Once again, this is no gaffe by the president, but a repeated lie, which has been “fact-checked” before.
And remember, this is a man with a law degree who was once an adjunct professor at Widener University, where he taught a class on…wait for it…“Selected Topics in Constitutional Law.” If one of those “Selected Topics” was the Second Amendment, some students may want to ask for a refund of their tuition.
Beyond Biden’s inability to understand (or, more accurately, his propensity to lie about) the Second Amendment, our Constitution, and our nation’s history, the president’s New York appearance was replete with all of his favorite anti-gun talking points.
He promoted “going after ghost guns,” making private gun transfers illegal, banning popular semi-automatic firearms and the standard magazines that come with most of them, and working to make it easier to drive gun manufacturers into bankruptcy through a never-ending deluge of meritless civil suits.
Sadly, he did all of this while exploiting the deaths of police officers killed in the line of duty. The officers, Wilbert Mora and Jason Rivera, were shot by an armed assailant while they were responding to a domestic disturbance call. The assailant, who was on probation for a previous conviction in New York, was armed with a handgun that had apparently been stolen in Baltimore in 2017.
In other words, Biden used the tragedy to promote gun control measures that would have had no impact on the killings. A “ghost gun” was not used, and the gun was stolen, so any change to laws regulating the transfer of firearms would have done nothing.
Biden falsely described the stolen handgun used, identified as a Glock, as a “weapon of war.” He then claimed that, while he was in the Senate he “was able to get these weapons…outlawed.” We presume he is referring to the failed 1994-2004 ban on the manufacture (not possession) of certain semi-automatic firearms, but the Glock used does not appear to have been subject to that ban.
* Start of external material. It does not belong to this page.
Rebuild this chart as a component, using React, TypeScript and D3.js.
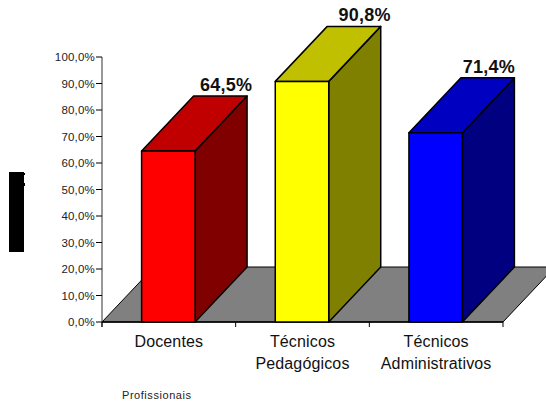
import React from "react";
import * as d3 from "d3";

const categories = ["Docentes", "Técnicos Pedagógicos", "Técnicos Administrativos"];
const values = [64.5, 90.8, 71.4];
const valueLabels = ["64,5%", "90,8%", "71,4%"];
const frontColors = ["#ff0000", "#ffff00", "#0000ff"];
const topColors = ["#c00000", "#c0c000", "#0000c0"];
const sideColors = ["#800000", "#808000", "#000080"];
const yTicks = [0, 10, 20, 30, 40, 50, 60, 70, 80, 90, 100];

const W = 546;
const H = 401;
const FONT = "'Liberation Sans', Arial, sans-serif";
const DEPTH_X = 52;
const DEPTH_Y = 55;
// horizontal shift of each value label from the right edge of its bar
const labelShift = [31, 36, 26.5];

const y = d3.scaleLinear().domain([0, 100]).range([322, 57]);
const x = d3.scaleBand<string>().domain(categories).range([101.5, 502.5]).paddingInner(0.6).paddingOuter(0.3);
const tickX = d3.scaleLinear().domain([0, 3]).range([102, 503]);

const pts = (p: [number, number][]) => p.map((q) => q.join(",")).join(" ");
const fmtTick = (v: number) => `${v.toFixed(1).replace(".", ",")}%`;

export default function App() {
  const base = y(0);
  return (
    <svg
      width={W}
      height={H}
      viewBox={`0 0 ${W} ${H}`}
      style={{ position: "absolute", left: 0, top: 0, fontFamily: FONT }}
    >
      {/* floor of the 3D plot */}
      <polygon
        points={pts([
          [tickX(0), base],
          [tickX(3), base],
          [tickX(3) + DEPTH_X, base - DEPTH_Y],
          [tickX(0) + DEPTH_X, base - DEPTH_Y],
        ])}
        fill="#808080"
        stroke="#000"
        strokeWidth={1}
      />

      {/* value axis */}
      <line x1={102} x2={102} y1={y(100)} y2={327} stroke="#333" strokeWidth={1} />
      {yTicks.map((t) => (
        <g key={t}>
          <line x1={96} x2={102} y1={y(t)} y2={y(t)} stroke="#000" />
          <text x={95} y={y(t) + 4} textAnchor="end" fontSize={11.5} letterSpacing={0.2} fill="#222">
            {fmtTick(t)}
          </text>
        </g>
      ))}

      {/* category axis */}
      <line x1={102} x2={503} y1={base} y2={base} stroke="#000" strokeWidth={1.5} />
      {d3.range(4).map((i) => (
        <line key={i} x1={tickX(i)} x2={tickX(i)} y1={base} y2={327} stroke="#000" />
      ))}

      {/* bars */}
      {categories.map((c, i) => {
        const x0 = x(c)!;
        const x1 = x0 + x.bandwidth();
        const top = y(values[i]);
        return (
          <g key={c} stroke="#000" strokeWidth={1.5} strokeLinejoin="round">
            <polygon
              points={pts([[x1, base], [x1 + DEPTH_X, base - DEPTH_Y], [x1 + DEPTH_X, top - DEPTH_Y], [x1, top]])}
              fill={sideColors[i]}
            />
            <polygon
              points={pts([[x0, top], [x1, top], [x1 + DEPTH_X, top - DEPTH_Y], [x0 + DEPTH_X, top - DEPTH_Y]])}
              fill={topColors[i]}
            />
            <rect x={x0} y={top} width={x1 - x0} height={base - top} fill={frontColors[i]} />
          </g>
        );
      })}

      {/* value labels */}
      {categories.map((c, i) => (
        <text
          key={c}
          x={x(c)! + x.bandwidth() + labelShift[i]}
          y={y(values[i]) - DEPTH_Y - 5}
          textAnchor="middle"
          fontSize={18}
          letterSpacing={0.25}
          fontWeight="bold"
          fill="#111"
        >
          {valueLabels[i]}
        </text>
      ))}

      {/* category labels */}
      {categories.map((c, i) => {
        const cx = (tickX(i) + tickX(i + 1)) / 2;
        const words = c.split(" ");
        return (
          <text key={c} textAnchor="middle" fontSize={16} letterSpacing={0.15} fill="#111">
            {words.map((w, k) => (
              <tspan key={w} x={cx} y={347 + k * 22}>
                {w}
              </tspan>
            ))}
          </text>
        );
      })}

      <text x={122} y={399} fontSize={11} letterSpacing={0.55} fill="#222">
        Profissionais
      </text>

      {/* solid block beside the value axis */}
      <g fill="#000">
        <rect x={9} y={172} width={15} height={80} />
        <rect x={24} y={173} width={1} height={2} />
        <rect x={24} y={183} width={1} height={3} />
      </g>
    </svg>
  );
}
It was neither part of the list of named firearms to be banned, nor does it seem to fit into the generic list of banned firearms based on cosmetic features.
Perhaps the only policy Biden mentioned that might have an impact on crimes like the one that took the lives of these two officers would be his desire to repeal the Protection of Lawful Commerce in Arms Act (PLCAA). Biden, when apparently talking about repealing the PLCAA, claimed the firearms industry is “the only industry in America that is exempted from being able to be sued by the public.”
That, of course, is a lie.
The PLCAA simply rejects the notion of holding gun manufacturers—even though they have complied with every one of the numerous laws and regulations that control their industry—responsible for the violent acts of criminals. Gun makers are still subject to potential civil suit should they violate the law or manufacture defective products, just like any other industry.
But, should Biden succeed in repealing the PLCAA, it is certainly likely that there will be a flood of reckless lawsuits filed by anti-gun extremists against virtually every gun manufacturer. In spite of the fact that these suits will likely fail, as they did regularly prior to the passage of the PLCAA, their ultimate goal is to drive gun makers out of business under the crushing financial burden of constantly having to defend themselves in court.
In the end, we can just chalk up the president’s recent New York appearance as one more time when he spoke about guns and lied. It’s just one of those things we can always expect: The sun will rise in the east, it will set in the west, and if Joe talks about guns, he will be “Going Full Biden.”